CHALLENGE: Extract the run of lines that starts at the top of the records below and ends at the line with "import numpy as np", keeping both ends and excluding pictures.

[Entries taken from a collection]
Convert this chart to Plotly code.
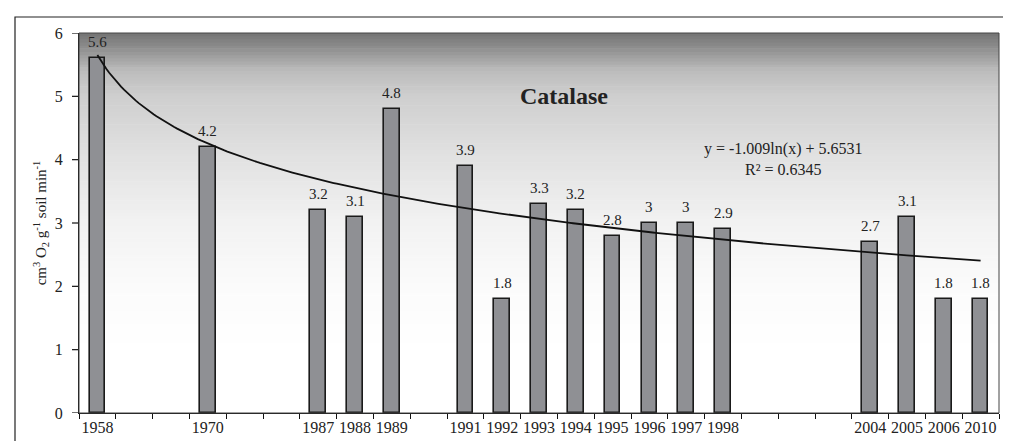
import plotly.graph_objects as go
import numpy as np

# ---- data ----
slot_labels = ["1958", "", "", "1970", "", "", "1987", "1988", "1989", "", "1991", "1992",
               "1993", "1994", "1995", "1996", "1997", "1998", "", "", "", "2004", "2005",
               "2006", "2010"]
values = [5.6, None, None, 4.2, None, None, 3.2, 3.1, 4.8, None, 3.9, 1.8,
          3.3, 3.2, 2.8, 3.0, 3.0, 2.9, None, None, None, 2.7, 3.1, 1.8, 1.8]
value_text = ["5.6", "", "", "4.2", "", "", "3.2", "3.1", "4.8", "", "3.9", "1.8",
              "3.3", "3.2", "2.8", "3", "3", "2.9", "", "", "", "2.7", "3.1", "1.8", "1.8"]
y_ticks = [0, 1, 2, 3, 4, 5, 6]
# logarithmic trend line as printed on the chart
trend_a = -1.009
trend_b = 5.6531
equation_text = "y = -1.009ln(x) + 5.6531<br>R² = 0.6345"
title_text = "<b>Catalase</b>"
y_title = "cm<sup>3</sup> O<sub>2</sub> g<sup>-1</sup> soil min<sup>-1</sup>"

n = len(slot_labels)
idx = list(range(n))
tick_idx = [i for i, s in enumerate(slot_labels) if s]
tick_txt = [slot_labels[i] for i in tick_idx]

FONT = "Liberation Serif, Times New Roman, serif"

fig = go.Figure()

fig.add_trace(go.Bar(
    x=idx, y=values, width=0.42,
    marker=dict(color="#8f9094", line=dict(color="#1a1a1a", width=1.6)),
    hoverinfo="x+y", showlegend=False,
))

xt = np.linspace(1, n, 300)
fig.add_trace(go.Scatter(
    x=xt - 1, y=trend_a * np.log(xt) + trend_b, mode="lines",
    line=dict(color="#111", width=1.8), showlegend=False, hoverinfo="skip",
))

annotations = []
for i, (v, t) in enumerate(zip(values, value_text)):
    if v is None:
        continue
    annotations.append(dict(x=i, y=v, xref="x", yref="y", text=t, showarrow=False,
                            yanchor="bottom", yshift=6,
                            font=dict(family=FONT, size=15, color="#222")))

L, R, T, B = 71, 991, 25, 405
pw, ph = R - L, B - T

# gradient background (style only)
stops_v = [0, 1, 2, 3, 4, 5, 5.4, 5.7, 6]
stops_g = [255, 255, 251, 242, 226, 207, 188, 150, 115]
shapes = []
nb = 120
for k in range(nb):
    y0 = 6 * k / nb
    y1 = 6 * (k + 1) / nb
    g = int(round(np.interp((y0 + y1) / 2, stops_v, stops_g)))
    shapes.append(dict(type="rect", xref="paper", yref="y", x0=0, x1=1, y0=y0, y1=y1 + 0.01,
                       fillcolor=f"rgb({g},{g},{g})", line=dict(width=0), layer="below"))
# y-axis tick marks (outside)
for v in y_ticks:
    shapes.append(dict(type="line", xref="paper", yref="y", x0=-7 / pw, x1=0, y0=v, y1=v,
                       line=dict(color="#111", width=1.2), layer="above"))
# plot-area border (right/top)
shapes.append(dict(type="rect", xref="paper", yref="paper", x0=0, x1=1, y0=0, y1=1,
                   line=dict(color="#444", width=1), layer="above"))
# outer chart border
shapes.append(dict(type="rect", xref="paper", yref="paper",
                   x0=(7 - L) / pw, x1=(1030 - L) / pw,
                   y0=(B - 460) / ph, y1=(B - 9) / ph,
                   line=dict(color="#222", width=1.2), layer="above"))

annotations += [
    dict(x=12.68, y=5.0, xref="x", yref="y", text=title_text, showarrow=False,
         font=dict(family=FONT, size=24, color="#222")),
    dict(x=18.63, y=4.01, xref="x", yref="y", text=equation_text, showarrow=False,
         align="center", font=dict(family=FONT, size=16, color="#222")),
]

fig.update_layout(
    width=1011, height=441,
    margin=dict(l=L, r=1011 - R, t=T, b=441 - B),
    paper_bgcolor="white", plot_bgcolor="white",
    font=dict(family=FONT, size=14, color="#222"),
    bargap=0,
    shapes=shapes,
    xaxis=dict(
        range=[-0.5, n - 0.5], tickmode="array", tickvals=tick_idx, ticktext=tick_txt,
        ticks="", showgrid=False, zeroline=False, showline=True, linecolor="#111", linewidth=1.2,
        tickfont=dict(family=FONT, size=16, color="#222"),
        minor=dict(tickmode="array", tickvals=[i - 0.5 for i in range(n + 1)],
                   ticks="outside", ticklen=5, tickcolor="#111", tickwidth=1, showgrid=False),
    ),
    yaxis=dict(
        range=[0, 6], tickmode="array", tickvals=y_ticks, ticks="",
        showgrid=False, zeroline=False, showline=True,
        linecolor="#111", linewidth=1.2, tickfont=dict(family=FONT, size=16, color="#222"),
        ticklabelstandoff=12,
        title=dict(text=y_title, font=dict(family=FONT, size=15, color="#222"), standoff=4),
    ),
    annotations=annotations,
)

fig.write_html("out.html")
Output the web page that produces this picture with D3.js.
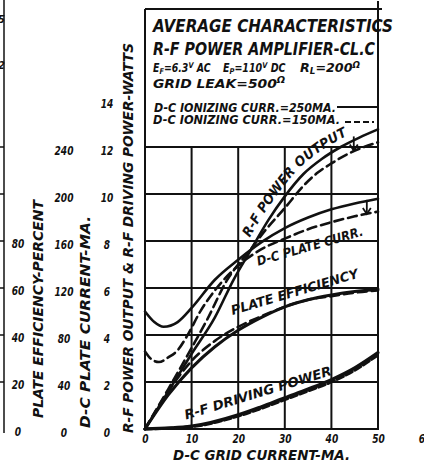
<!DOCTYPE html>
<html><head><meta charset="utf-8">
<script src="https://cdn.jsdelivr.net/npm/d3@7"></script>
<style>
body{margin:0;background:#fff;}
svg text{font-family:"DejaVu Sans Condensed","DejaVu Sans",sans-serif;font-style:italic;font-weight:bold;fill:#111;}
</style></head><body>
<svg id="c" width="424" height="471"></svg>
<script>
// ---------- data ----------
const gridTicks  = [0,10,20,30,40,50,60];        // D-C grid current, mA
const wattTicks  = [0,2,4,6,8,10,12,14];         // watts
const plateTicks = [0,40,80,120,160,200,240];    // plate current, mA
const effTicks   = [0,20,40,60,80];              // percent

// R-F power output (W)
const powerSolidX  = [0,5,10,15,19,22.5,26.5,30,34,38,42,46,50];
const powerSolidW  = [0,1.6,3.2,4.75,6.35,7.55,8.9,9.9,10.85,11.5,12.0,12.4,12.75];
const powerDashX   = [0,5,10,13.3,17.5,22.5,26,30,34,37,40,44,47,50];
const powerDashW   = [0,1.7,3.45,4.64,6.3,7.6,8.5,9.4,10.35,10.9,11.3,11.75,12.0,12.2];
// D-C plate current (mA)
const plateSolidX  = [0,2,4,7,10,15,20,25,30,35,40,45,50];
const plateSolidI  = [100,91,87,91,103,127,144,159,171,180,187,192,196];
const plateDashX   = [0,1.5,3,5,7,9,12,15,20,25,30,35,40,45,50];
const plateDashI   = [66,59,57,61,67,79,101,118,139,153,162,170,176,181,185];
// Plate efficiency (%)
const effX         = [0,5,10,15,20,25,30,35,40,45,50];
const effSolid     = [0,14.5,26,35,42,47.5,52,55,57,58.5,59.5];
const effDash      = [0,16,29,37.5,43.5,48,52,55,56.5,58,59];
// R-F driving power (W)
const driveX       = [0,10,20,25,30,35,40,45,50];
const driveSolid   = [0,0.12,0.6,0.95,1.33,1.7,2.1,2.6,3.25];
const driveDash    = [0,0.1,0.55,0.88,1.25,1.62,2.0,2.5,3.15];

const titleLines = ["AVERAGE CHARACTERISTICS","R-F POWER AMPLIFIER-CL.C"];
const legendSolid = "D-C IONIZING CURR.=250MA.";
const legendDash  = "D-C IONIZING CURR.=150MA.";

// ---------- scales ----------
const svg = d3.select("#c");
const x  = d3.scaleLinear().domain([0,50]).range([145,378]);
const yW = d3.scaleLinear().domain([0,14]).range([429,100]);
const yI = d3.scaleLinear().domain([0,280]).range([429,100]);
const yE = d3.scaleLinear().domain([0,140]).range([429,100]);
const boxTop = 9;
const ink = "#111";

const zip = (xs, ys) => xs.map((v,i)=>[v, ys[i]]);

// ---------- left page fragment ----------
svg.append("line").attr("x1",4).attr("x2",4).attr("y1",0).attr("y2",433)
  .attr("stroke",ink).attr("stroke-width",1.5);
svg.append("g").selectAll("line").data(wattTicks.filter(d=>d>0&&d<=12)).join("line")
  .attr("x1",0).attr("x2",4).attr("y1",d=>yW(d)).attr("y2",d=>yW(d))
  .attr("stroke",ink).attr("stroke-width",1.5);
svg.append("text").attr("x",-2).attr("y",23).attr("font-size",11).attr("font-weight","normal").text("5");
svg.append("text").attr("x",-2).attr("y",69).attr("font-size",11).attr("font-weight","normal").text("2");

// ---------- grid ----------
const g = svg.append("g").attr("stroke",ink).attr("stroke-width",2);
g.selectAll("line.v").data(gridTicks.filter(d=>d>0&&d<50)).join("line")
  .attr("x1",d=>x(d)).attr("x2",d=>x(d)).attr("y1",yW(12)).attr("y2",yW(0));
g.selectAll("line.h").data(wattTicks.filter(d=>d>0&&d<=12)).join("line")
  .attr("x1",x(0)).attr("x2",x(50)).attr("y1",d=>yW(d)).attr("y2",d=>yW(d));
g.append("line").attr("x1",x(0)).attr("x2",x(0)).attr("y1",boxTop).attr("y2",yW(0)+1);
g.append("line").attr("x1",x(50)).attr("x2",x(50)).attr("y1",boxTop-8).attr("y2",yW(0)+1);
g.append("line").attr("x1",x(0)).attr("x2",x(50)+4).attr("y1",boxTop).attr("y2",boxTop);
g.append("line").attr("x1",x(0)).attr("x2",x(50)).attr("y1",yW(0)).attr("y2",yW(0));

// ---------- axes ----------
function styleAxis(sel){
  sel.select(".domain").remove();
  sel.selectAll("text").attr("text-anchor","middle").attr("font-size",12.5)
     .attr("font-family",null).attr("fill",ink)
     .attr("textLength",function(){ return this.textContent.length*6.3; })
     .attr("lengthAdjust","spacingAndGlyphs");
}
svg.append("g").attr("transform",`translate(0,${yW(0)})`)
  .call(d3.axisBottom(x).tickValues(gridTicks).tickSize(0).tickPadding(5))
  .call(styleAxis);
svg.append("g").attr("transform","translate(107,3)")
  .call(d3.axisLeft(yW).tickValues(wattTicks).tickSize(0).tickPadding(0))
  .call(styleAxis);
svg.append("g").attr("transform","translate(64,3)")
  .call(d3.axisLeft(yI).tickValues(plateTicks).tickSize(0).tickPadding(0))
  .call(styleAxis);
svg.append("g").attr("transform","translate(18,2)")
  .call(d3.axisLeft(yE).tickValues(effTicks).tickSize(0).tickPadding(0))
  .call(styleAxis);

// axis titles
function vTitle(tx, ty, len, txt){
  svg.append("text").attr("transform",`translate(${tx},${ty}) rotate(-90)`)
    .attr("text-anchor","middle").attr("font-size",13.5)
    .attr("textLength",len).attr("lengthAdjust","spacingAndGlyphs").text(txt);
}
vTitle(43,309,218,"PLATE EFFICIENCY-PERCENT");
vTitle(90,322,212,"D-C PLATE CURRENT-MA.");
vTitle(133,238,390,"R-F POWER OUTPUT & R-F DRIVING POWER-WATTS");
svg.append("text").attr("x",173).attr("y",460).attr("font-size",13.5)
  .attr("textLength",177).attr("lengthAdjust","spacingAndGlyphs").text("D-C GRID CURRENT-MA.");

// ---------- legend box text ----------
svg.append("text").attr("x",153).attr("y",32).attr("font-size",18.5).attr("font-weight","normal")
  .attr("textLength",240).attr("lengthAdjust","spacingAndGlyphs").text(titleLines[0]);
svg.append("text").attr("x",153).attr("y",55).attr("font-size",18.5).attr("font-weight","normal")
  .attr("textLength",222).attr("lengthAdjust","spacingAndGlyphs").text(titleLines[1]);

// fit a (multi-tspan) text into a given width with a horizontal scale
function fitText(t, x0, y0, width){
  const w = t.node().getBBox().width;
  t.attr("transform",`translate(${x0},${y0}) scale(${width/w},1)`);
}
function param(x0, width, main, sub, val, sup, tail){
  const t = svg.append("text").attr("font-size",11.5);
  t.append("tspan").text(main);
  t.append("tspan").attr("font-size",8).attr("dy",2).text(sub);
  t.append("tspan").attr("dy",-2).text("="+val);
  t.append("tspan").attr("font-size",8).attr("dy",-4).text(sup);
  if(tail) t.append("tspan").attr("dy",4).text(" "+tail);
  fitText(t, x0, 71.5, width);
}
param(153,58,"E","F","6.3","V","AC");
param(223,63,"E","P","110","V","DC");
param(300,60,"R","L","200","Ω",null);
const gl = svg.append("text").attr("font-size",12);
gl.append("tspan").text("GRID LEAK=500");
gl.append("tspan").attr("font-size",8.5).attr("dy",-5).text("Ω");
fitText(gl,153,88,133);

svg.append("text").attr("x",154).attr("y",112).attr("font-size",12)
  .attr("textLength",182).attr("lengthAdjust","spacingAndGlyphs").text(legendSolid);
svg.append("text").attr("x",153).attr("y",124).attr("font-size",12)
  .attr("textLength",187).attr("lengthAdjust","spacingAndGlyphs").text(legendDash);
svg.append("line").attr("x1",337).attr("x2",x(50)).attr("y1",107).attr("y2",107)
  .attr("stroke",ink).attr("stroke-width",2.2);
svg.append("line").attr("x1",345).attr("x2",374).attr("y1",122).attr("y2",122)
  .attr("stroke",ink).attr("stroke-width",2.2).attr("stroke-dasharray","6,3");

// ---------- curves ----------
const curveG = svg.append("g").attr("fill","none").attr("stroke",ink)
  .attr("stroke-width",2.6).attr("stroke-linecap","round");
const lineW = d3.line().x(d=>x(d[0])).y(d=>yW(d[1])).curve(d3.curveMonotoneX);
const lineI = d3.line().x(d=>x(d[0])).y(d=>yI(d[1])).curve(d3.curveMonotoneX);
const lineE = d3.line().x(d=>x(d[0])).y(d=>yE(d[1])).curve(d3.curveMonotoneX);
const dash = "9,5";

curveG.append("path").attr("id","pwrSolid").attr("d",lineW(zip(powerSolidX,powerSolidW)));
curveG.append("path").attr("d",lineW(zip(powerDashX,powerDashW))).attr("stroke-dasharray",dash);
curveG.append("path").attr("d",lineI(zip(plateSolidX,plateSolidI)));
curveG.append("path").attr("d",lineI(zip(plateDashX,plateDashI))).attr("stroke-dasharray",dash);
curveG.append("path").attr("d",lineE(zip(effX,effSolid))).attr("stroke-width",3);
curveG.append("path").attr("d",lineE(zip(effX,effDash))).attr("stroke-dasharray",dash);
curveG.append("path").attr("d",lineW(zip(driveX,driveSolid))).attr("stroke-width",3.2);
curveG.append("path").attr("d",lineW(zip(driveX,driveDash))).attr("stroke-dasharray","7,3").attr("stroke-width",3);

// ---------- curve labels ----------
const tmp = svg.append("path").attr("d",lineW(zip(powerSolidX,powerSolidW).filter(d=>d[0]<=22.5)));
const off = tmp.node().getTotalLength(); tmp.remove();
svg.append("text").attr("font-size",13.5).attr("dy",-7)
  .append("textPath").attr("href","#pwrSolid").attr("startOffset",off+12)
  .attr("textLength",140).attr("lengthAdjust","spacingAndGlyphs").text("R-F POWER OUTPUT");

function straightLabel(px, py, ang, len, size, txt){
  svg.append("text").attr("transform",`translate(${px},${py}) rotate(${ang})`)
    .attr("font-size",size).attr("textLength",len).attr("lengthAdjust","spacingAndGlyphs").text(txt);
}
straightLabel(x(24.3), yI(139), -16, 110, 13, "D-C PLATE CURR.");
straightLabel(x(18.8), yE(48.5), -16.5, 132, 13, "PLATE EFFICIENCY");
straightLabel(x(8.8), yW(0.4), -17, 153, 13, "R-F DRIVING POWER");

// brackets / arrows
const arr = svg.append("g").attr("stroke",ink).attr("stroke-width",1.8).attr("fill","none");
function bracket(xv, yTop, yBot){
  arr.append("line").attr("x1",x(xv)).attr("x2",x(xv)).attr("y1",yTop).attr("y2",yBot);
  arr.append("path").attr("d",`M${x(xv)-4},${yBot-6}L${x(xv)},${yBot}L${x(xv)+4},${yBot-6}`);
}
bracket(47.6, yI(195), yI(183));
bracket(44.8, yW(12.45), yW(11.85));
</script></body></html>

WRITTEN SOLUTION:
Convert this chart to Plotly code.
import plotly.graph_objects as go
import numpy as np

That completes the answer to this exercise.